Task description
In your copy, include every line of the listing below exactly but none of the pictures.
--- BEGIN Dataset section ---
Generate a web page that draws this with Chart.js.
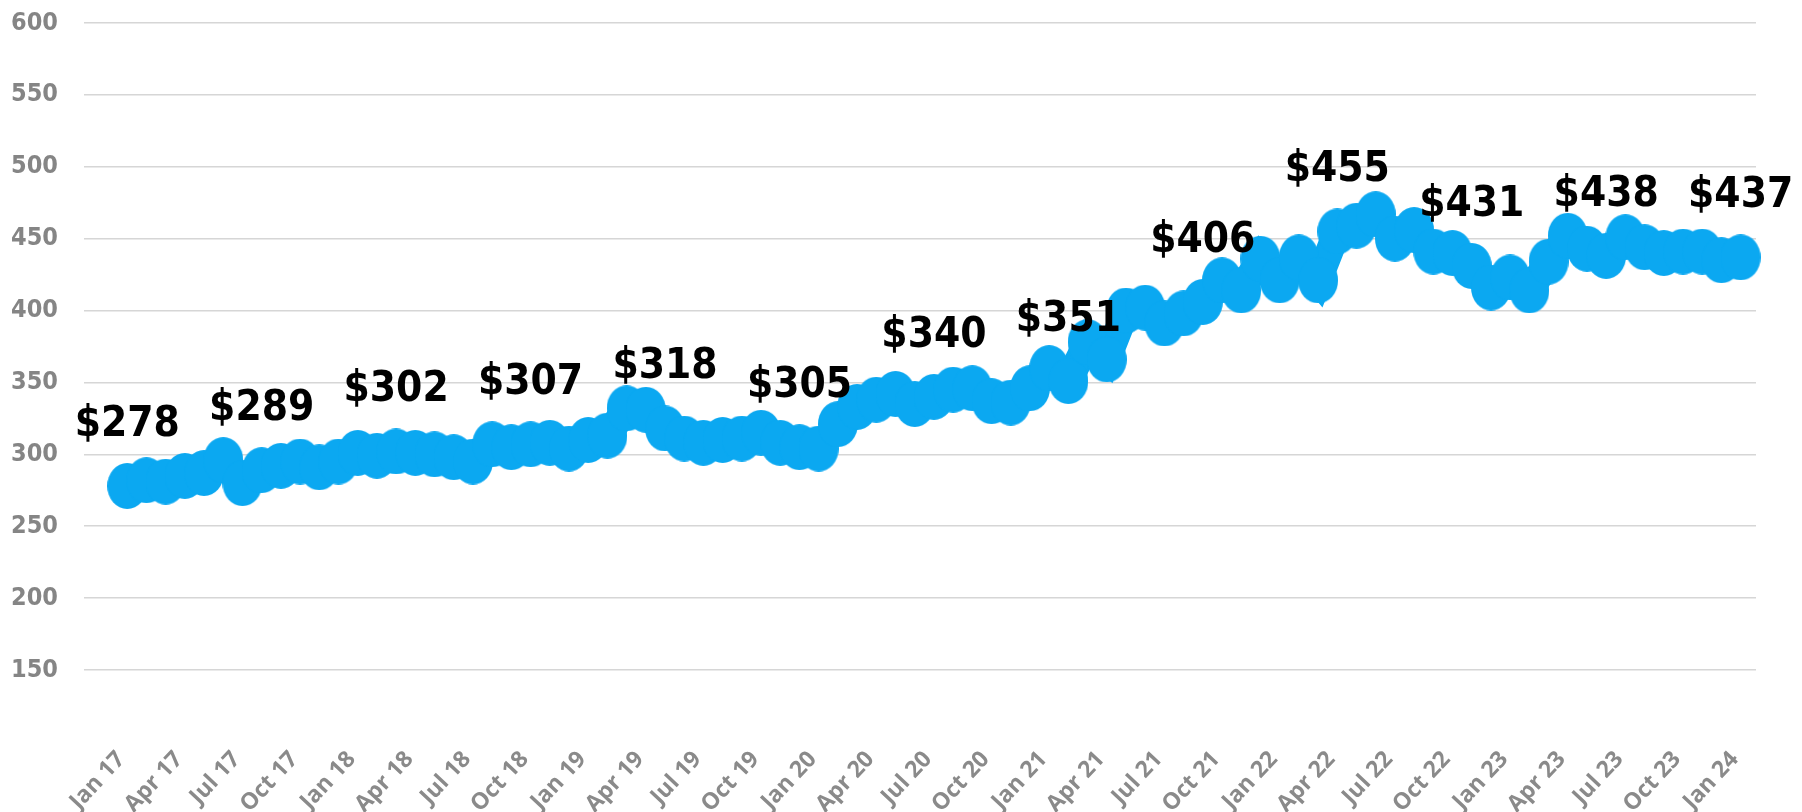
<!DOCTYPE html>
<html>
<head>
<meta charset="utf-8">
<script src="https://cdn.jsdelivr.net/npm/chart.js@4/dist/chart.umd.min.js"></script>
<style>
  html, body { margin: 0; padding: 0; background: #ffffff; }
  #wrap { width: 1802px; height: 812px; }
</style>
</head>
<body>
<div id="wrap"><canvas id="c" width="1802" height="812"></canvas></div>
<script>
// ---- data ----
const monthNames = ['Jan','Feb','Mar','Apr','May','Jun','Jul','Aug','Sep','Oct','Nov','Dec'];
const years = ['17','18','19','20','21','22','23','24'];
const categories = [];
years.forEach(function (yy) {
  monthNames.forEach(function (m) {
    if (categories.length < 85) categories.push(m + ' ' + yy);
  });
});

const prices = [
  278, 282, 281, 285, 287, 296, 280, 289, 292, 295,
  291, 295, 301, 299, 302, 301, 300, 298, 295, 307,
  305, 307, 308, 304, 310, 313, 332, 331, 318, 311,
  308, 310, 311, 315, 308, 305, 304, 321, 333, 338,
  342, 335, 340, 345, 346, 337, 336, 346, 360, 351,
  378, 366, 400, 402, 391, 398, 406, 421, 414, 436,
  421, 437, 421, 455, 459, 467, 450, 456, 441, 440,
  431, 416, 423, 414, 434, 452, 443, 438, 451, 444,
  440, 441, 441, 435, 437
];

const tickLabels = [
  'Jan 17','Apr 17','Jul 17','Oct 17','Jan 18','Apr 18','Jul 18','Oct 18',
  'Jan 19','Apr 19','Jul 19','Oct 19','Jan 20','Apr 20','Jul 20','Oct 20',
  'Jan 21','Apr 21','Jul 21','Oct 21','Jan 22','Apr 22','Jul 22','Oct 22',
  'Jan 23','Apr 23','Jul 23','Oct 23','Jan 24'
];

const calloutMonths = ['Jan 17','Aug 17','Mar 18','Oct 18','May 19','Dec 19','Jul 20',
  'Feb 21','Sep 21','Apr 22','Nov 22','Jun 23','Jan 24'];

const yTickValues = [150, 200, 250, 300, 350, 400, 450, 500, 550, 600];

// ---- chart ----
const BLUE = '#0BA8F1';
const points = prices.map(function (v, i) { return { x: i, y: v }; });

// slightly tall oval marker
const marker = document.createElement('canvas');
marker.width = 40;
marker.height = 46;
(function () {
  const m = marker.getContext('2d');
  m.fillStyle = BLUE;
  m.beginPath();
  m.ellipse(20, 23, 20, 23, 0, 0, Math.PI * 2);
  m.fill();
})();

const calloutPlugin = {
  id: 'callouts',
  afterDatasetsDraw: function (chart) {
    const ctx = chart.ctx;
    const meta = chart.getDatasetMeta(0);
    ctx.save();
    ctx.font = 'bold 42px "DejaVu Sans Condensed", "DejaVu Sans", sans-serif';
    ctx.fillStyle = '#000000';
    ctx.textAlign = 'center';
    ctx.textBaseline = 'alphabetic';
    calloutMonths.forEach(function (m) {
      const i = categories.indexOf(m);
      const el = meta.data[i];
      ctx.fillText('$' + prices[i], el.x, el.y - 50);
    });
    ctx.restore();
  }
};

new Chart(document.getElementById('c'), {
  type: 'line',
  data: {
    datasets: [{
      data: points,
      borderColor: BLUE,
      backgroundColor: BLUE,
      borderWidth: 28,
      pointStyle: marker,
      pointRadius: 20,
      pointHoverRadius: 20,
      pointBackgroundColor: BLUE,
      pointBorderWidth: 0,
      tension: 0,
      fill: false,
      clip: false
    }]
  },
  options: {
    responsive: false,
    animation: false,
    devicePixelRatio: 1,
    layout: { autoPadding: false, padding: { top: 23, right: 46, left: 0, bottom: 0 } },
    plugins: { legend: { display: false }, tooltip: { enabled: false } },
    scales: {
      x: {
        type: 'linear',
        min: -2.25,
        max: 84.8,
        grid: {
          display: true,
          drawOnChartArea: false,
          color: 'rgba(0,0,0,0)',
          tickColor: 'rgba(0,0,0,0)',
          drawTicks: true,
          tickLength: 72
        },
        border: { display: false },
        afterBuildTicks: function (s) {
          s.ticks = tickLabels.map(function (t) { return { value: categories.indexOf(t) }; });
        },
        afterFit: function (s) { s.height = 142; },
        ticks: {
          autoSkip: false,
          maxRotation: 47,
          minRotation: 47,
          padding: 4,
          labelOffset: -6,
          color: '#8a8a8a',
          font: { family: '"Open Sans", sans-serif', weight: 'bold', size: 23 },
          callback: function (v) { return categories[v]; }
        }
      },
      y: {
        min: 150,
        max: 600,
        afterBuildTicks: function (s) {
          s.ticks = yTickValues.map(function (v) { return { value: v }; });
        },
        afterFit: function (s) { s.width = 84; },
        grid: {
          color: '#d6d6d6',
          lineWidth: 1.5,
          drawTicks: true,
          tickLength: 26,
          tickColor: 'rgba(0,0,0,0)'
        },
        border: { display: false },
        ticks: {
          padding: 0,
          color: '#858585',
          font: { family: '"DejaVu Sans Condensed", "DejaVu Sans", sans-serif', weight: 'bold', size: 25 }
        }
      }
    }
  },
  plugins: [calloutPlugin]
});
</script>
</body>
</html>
--- END Dataset section ---
Reply
Generate a web page that draws this with Chart.js.
<!DOCTYPE html>
<html>
<head>
<meta charset="utf-8">
<script src="https://cdn.jsdelivr.net/npm/chart.js@4/dist/chart.umd.min.js"></script>
<style>
  html, body { margin: 0; padding: 0; background: #ffffff; }
  #wrap { width: 1802px; height: 812px; }
</style>
</head>
<body>
<div id="wrap"><canvas id="c" width="1802" height="812"></canvas></div>
<script>
// ---- data ----
const monthNames = ['Jan','Feb','Mar','Apr','May','Jun','Jul','Aug','Sep','Oct','Nov','Dec'];
const years = ['17','18','19','20','21','22','23','24'];
const categories = [];
years.forEach(function (yy) {
  monthNames.forEach(function (m) {
    if (categories.length < 85) categories.push(m + ' ' + yy);
  });
});

const prices = [
  278, 282, 281, 285, 287, 296, 280, 289, 292, 295,
  291, 295, 301, 299, 302, 301, 300, 298, 295, 307,
  305, 307, 308, 304, 310, 313, 332, 331, 318, 311,
  308, 310, 311, 315, 308, 305, 304, 321, 333, 338,
  342, 335, 340, 345, 346, 337, 336, 346, 360, 351,
  378, 366, 400, 402, 391, 398, 406, 421, 414, 436,
  421, 437, 421, 455, 459, 467, 450, 456, 441, 440,
  431, 416, 423, 414, 434, 452, 443, 438, 451, 444,
  440, 441, 441, 435, 437
];

const tickLabels = [
  'Jan 17','Apr 17','Jul 17','Oct 17','Jan 18','Apr 18','Jul 18','Oct 18',
  'Jan 19','Apr 19','Jul 19','Oct 19','Jan 20','Apr 20','Jul 20','Oct 20',
  'Jan 21','Apr 21','Jul 21','Oct 21','Jan 22','Apr 22','Jul 22','Oct 22',
  'Jan 23','Apr 23','Jul 23','Oct 23','Jan 24'
];

const calloutMonths = ['Jan 17','Aug 17','Mar 18','Oct 18','May 19','Dec 19','Jul 20',
  'Feb 21','Sep 21','Apr 22','Nov 22','Jun 23','Jan 24'];

const yTickValues = [150, 200, 250, 300, 350, 400, 450, 500, 550, 600];

// ---- chart ----
const BLUE = '#0BA8F1';
const points = prices.map(function (v, i) { return { x: i, y: v }; });

// slightly tall oval marker
const marker = document.createElement('canvas');
marker.width = 40;
marker.height = 46;
(function () {
  const m = marker.getContext('2d');
  m.fillStyle = BLUE;
  m.beginPath();
  m.ellipse(20, 23, 20, 23, 0, 0, Math.PI * 2);
  m.fill();
})();

const calloutPlugin = {
  id: 'callouts',
  afterDatasetsDraw: function (chart) {
    const ctx = chart.ctx;
    const meta = chart.getDatasetMeta(0);
    ctx.save();
    ctx.font = 'bold 42px "DejaVu Sans Condensed", "DejaVu Sans", sans-serif';
    ctx.fillStyle = '#000000';
    ctx.textAlign = 'center';
    ctx.textBaseline = 'alphabetic';
    calloutMonths.forEach(function (m) {
      const i = categories.indexOf(m);
      const el = meta.data[i];
      ctx.fillText('$' + prices[i], el.x, el.y - 50);
    });
    ctx.restore();
  }
};

new Chart(document.getElementById('c'), {
  type: 'line',
  data: {
    datasets: [{
      data: points,
      borderColor: BLUE,
      backgroundColor: BLUE,
      borderWidth: 28,
      pointStyle: marker,
      pointRadius: 20,
      pointHoverRadius: 20,
      pointBackgroundColor: BLUE,
      pointBorderWidth: 0,
      tension: 0,
      fill: false,
      clip: false
    }]
  },
  options: {
    responsive: false,
    animation: false,
    devicePixelRatio: 1,
    layout: { autoPadding: false, padding: { top: 23, right: 46, left: 0, bottom: 0 } },
    plugins: { legend: { display: false }, tooltip: { enabled: false } },
    scales: {
      x: {
        type: 'linear',
        min: -2.25,
        max: 84.8,
        grid: {
          display: true,
          drawOnChartArea: false,
          color: 'rgba(0,0,0,0)',
          tickColor: 'rgba(0,0,0,0)',
          drawTicks: true,
          tickLength: 72
        },
        border: { display: false },
        afterBuildTicks: function (s) {
          s.ticks = tickLabels.map(function (t) { return { value: categories.indexOf(t) }; });
        },
        afterFit: function (s) { s.height = 142; },
        ticks: {
          autoSkip: false,
          maxRotation: 47,
          minRotation: 47,
          padding: 4,
          labelOffset: -6,
          color: '#8a8a8a',
          font: { family: '"Open Sans", sans-serif', weight: 'bold', size: 23 },
          callback: function (v) { return categories[v]; }
        }
      },
      y: {
        min: 150,
        max: 600,
        afterBuildTicks: function (s) {
          s.ticks = yTickValues.map(function (v) { return { value: v }; });
        },
        afterFit: function (s) { s.width = 84; },
        grid: {
          color: '#d6d6d6',
          lineWidth: 1.5,
          drawTicks: true,
          tickLength: 26,
          tickColor: 'rgba(0,0,0,0)'
        },
        border: { display: false },
        ticks: {
          padding: 0,
          color: '#858585',
          font: { family: '"DejaVu Sans Condensed", "DejaVu Sans", sans-serif', weight: 'bold', size: 25 }
        }
      }
    }
  },
  plugins: [calloutPlugin]
});
</script>
</body>
</html>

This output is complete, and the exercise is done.